Here’s today at a glance:
Mix & Match
Sakana AI, the Tokyo-based AI startup run by Google and Stability David Ha (@hardmaru) who was the mod for r/MachineLearning for many years, and former Google Llion Jones, finally had a grand unveil of their project:
Model merging
In essence, they took:
A language model that could do math; and
A language model that could output Japanese
Merged them either by summing their weights (ie Parameter Space) or by changing the inference path the tokens take through the layers of the model (ie Data Flow Space) or both
Evolving the merge process toward a better outcome
Until they got to a single language model that could do Japanese math! Something it had not specifically been trained for.
The team innovated on:
Figured out a number of hacks to reduce the search space to something small enough to be feasible
Translated one of the widely used math datasets (GSM8k) to Japanese
Created a new benchmark dataset for Japanese visual language models
And they ended up with a 7 billion parameter model that is state of the art and better than 70 billion parameter Japanese language models.
This is pretty exciting, as there are 500,000 models of various kinds sitting on huggingface, a large number of which barely get any use in a typical Pareto structure. It is quite possible now that besides these models themselves, Sakana has added a toolkit to patch various model capabilities together to make something new.

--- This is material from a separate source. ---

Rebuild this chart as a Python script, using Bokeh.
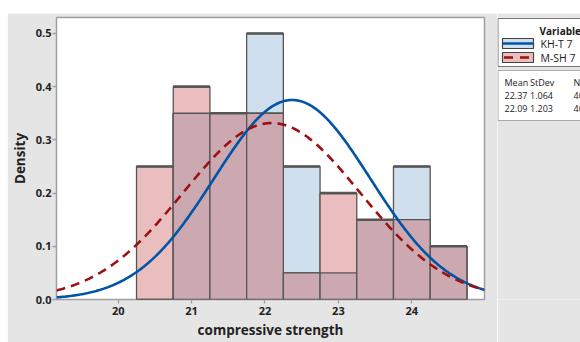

Notably, the lead researcher on the project was Takuya Akiba, who worked at Stability with David Ha prior. It strikes me that David was able to hire local talent in Tokyo (and though Akiba-san has 3 degrees from Todai, he was working for a Japanese firm prior) at Stability, and saw the writing on the wall 8 months ago and struck out on his own. It does make one wonder how much other trapped talent there is in the world, that we just don’t really know how to hire or address.
Sakana also built a culturally aware Japanese image generation model in the same manner.
🗞️ Things Happen
Google Deepmind founder Demis Hassabis gets knighted.
TSMC comes out to hint that Nvidia’s targeted 1 million fold performance increase might be possible.